-- Information shown start --

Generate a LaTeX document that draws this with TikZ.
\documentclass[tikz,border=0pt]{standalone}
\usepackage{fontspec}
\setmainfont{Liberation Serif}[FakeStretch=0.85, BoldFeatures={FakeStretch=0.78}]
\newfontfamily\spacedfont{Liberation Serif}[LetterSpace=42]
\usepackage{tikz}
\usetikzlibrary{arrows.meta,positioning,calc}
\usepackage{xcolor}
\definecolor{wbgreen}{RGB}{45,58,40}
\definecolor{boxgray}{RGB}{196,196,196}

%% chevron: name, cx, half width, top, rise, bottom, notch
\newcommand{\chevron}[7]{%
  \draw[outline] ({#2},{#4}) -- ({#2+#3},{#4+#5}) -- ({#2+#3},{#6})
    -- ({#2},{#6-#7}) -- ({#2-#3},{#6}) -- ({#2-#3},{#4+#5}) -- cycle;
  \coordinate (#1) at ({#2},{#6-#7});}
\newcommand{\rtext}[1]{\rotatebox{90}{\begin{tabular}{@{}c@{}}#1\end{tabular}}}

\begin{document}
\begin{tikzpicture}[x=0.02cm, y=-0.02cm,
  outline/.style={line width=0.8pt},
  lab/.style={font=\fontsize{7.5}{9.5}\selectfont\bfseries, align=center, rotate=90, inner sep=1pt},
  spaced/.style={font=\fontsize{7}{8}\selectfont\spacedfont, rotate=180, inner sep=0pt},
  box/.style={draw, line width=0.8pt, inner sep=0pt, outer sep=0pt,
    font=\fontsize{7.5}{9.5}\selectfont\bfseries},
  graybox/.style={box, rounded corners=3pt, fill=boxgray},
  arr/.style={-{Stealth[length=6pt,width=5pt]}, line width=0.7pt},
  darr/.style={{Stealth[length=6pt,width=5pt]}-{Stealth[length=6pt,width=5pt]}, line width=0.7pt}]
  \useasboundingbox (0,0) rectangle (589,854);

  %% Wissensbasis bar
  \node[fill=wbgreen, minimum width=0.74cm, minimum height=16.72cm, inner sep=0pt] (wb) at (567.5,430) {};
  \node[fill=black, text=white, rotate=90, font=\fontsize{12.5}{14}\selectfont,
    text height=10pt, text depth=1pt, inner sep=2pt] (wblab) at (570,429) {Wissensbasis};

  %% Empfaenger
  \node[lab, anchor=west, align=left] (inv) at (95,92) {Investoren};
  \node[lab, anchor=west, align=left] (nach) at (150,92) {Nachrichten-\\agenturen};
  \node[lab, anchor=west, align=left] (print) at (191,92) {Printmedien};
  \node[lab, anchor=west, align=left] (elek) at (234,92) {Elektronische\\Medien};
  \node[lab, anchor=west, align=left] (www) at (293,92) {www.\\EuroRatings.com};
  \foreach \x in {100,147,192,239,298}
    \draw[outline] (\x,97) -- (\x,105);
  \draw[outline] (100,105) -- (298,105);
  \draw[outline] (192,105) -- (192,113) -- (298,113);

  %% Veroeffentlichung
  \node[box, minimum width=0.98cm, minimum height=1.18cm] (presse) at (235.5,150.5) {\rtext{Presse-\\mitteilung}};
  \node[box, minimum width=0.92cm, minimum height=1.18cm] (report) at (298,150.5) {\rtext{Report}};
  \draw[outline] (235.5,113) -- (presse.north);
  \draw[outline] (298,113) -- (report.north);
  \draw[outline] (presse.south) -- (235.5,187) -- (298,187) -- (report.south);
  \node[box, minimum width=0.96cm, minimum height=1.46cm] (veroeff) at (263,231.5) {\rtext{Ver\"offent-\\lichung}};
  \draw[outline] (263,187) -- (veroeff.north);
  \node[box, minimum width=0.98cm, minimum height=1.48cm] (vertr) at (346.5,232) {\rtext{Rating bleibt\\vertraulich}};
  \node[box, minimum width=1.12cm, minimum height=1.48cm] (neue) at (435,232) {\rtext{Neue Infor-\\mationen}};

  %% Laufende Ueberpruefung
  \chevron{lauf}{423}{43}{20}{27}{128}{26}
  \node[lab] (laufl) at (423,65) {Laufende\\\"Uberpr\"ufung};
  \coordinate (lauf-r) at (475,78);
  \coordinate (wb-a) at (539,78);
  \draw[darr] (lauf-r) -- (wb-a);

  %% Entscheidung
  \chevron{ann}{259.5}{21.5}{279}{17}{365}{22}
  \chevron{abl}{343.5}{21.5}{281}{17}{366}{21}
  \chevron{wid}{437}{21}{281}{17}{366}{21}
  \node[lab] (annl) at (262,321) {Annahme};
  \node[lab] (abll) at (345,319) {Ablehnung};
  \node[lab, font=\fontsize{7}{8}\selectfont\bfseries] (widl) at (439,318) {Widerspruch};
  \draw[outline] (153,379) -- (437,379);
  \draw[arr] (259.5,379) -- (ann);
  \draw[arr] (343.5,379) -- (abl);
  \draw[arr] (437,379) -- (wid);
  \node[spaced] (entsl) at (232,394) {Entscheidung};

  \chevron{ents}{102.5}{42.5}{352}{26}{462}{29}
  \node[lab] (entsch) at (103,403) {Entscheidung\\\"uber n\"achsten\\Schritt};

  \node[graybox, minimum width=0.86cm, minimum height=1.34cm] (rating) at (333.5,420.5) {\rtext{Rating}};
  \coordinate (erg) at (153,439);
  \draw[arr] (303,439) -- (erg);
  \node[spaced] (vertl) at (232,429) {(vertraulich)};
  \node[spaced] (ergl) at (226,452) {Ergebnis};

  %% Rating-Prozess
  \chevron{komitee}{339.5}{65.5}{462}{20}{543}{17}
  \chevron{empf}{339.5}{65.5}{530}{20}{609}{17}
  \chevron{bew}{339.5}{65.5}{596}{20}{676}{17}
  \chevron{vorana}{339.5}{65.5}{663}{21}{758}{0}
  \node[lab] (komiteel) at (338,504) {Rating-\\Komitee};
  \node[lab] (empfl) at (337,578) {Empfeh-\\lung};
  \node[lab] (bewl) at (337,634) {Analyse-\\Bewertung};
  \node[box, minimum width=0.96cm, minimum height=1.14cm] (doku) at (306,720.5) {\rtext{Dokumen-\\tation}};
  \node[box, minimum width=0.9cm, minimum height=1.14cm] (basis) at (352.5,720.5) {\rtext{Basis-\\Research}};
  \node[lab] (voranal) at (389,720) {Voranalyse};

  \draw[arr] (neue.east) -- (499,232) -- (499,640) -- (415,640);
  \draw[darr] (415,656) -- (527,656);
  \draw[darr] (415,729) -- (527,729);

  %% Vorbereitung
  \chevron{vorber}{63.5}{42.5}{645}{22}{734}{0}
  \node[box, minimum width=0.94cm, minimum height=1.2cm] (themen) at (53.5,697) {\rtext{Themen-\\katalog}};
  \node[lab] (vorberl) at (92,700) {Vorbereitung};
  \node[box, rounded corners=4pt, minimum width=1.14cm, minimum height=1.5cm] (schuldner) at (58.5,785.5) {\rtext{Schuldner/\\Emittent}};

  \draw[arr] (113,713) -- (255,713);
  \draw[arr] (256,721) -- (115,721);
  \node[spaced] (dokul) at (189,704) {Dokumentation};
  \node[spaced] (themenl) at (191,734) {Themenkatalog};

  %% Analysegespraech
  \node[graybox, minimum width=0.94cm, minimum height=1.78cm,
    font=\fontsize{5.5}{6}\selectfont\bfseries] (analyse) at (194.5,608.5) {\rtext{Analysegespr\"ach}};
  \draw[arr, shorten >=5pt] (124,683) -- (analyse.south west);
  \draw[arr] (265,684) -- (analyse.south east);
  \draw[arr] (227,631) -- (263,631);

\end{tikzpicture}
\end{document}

-- Information shown end --

## Aim
Retype the listing. Match it exactly.

## Response below
Generate a LaTeX document that draws this with TikZ.
\documentclass[tikz,border=0pt]{standalone}
\usepackage{fontspec}
\setmainfont{Liberation Serif}[FakeStretch=0.85, BoldFeatures={FakeStretch=0.78}]
\newfontfamily\spacedfont{Liberation Serif}[LetterSpace=42]
\usepackage{tikz}
\usetikzlibrary{arrows.meta,positioning,calc}
\usepackage{xcolor}
\definecolor{wbgreen}{RGB}{45,58,40}
\definecolor{boxgray}{RGB}{196,196,196}

%% chevron: name, cx, half width, top, rise, bottom, notch
\newcommand{\chevron}[7]{%
  \draw[outline] ({#2},{#4}) -- ({#2+#3},{#4+#5}) -- ({#2+#3},{#6})
    -- ({#2},{#6-#7}) -- ({#2-#3},{#6}) -- ({#2-#3},{#4+#5}) -- cycle;
  \coordinate (#1) at ({#2},{#6-#7});}
\newcommand{\rtext}[1]{\rotatebox{90}{\begin{tabular}{@{}c@{}}#1\end{tabular}}}

\begin{document}
\begin{tikzpicture}[x=0.02cm, y=-0.02cm,
  outline/.style={line width=0.8pt},
  lab/.style={font=\fontsize{7.5}{9.5}\selectfont\bfseries, align=center, rotate=90, inner sep=1pt},
  spaced/.style={font=\fontsize{7}{8}\selectfont\spacedfont, rotate=180, inner sep=0pt},
  box/.style={draw, line width=0.8pt, inner sep=0pt, outer sep=0pt,
    font=\fontsize{7.5}{9.5}\selectfont\bfseries},
  graybox/.style={box, rounded corners=3pt, fill=boxgray},
  arr/.style={-{Stealth[length=6pt,width=5pt]}, line width=0.7pt},
  darr/.style={{Stealth[length=6pt,width=5pt]}-{Stealth[length=6pt,width=5pt]}, line width=0.7pt}]
  \useasboundingbox (0,0) rectangle (589,854);

  %% Wissensbasis bar
  \node[fill=wbgreen, minimum width=0.74cm, minimum height=16.72cm, inner sep=0pt] (wb) at (567.5,430) {};
  \node[fill=black, text=white, rotate=90, font=\fontsize{12.5}{14}\selectfont,
    text height=10pt, text depth=1pt, inner sep=2pt] (wblab) at (570,429) {Wissensbasis};

  %% Empfaenger
  \node[lab, anchor=west, align=left] (inv) at (95,92) {Investoren};
  \node[lab, anchor=west, align=left] (nach) at (150,92) {Nachrichten-\\agenturen};
  \node[lab, anchor=west, align=left] (print) at (191,92) {Printmedien};
  \node[lab, anchor=west, align=left] (elek) at (234,92) {Elektronische\\Medien};
  \node[lab, anchor=west, align=left] (www) at (293,92) {www.\\EuroRatings.com};
  \foreach \x in {100,147,192,239,298}
    \draw[outline] (\x,97) -- (\x,105);
  \draw[outline] (100,105) -- (298,105);
  \draw[outline] (192,105) -- (192,113) -- (298,113);

  %% Veroeffentlichung
  \node[box, minimum width=0.98cm, minimum height=1.18cm] (presse) at (235.5,150.5) {\rtext{Presse-\\mitteilung}};
  \node[box, minimum width=0.92cm, minimum height=1.18cm] (report) at (298,150.5) {\rtext{Report}};
  \draw[outline] (235.5,113) -- (presse.north);
  \draw[outline] (298,113) -- (report.north);
  \draw[outline] (presse.south) -- (235.5,187) -- (298,187) -- (report.south);
  \node[box, minimum width=0.96cm, minimum height=1.46cm] (veroeff) at (263,231.5) {\rtext{Ver\"offent-\\lichung}};
  \draw[outline] (263,187) -- (veroeff.north);
  \node[box, minimum width=0.98cm, minimum height=1.48cm] (vertr) at (346.5,232) {\rtext{Rating bleibt\\vertraulich}};
  \node[box, minimum width=1.12cm, minimum height=1.48cm] (neue) at (435,232) {\rtext{Neue Infor-\\mationen}};

  %% Laufende Ueberpruefung
  \chevron{lauf}{423}{43}{20}{27}{128}{26}
  \node[lab] (laufl) at (423,65) {Laufende\\\"Uberpr\"ufung};
  \coordinate (lauf-r) at (475,78);
  \coordinate (wb-a) at (539,78);
  \draw[darr] (lauf-r) -- (wb-a);

  %% Entscheidung
  \chevron{ann}{259.5}{21.5}{279}{17}{365}{22}
  \chevron{abl}{343.5}{21.5}{281}{17}{366}{21}
  \chevron{wid}{437}{21}{281}{17}{366}{21}
  \node[lab] (annl) at (262,321) {Annahme};
  \node[lab] (abll) at (345,319) {Ablehnung};
  \node[lab, font=\fontsize{7}{8}\selectfont\bfseries] (widl) at (439,318) {Widerspruch};
  \draw[outline] (153,379) -- (437,379);
  \draw[arr] (259.5,379) -- (ann);
  \draw[arr] (343.5,379) -- (abl);
  \draw[arr] (437,379) -- (wid);
  \node[spaced] (entsl) at (232,394) {Entscheidung};

  \chevron{ents}{102.5}{42.5}{352}{26}{462}{29}
  \node[lab] (entsch) at (103,403) {Entscheidung\\\"uber n\"achsten\\Schritt};

  \node[graybox, minimum width=0.86cm, minimum height=1.34cm] (rating) at (333.5,420.5) {\rtext{Rating}};
  \coordinate (erg) at (153,439);
  \draw[arr] (303,439) -- (erg);
  \node[spaced] (vertl) at (232,429) {(vertraulich)};
  \node[spaced] (ergl) at (226,452) {Ergebnis};

  %% Rating-Prozess
  \chevron{komitee}{339.5}{65.5}{462}{20}{543}{17}
  \chevron{empf}{339.5}{65.5}{530}{20}{609}{17}
  \chevron{bew}{339.5}{65.5}{596}{20}{676}{17}
  \chevron{vorana}{339.5}{65.5}{663}{21}{758}{0}
  \node[lab] (komiteel) at (338,504) {Rating-\\Komitee};
  \node[lab] (empfl) at (337,578) {Empfeh-\\lung};
  \node[lab] (bewl) at (337,634) {Analyse-\\Bewertung};
  \node[box, minimum width=0.96cm, minimum height=1.14cm] (doku) at (306,720.5) {\rtext{Dokumen-\\tation}};
  \node[box, minimum width=0.9cm, minimum height=1.14cm] (basis) at (352.5,720.5) {\rtext{Basis-\\Research}};
  \node[lab] (voranal) at (389,720) {Voranalyse};

  \draw[arr] (neue.east) -- (499,232) -- (499,640) -- (415,640);
  \draw[darr] (415,656) -- (527,656);
  \draw[darr] (415,729) -- (527,729);

  %% Vorbereitung
  \chevron{vorber}{63.5}{42.5}{645}{22}{734}{0}
  \node[box, minimum width=0.94cm, minimum height=1.2cm] (themen) at (53.5,697) {\rtext{Themen-\\katalog}};
  \node[lab] (vorberl) at (92,700) {Vorbereitung};
  \node[box, rounded corners=4pt, minimum width=1.14cm, minimum height=1.5cm] (schuldner) at (58.5,785.5) {\rtext{Schuldner/\\Emittent}};

  \draw[arr] (113,713) -- (255,713);
  \draw[arr] (256,721) -- (115,721);
  \node[spaced] (dokul) at (189,704) {Dokumentation};
  \node[spaced] (themenl) at (191,734) {Themenkatalog};

  %% Analysegespraech
  \node[graybox, minimum width=0.94cm, minimum height=1.78cm,
    font=\fontsize{5.5}{6}\selectfont\bfseries] (analyse) at (194.5,608.5) {\rtext{Analysegespr\"ach}};
  \draw[arr, shorten >=5pt] (124,683) -- (analyse.south west);
  \draw[arr] (265,684) -- (analyse.south east);
  \draw[arr] (227,631) -- (263,631);

\end{tikzpicture}
\end{document}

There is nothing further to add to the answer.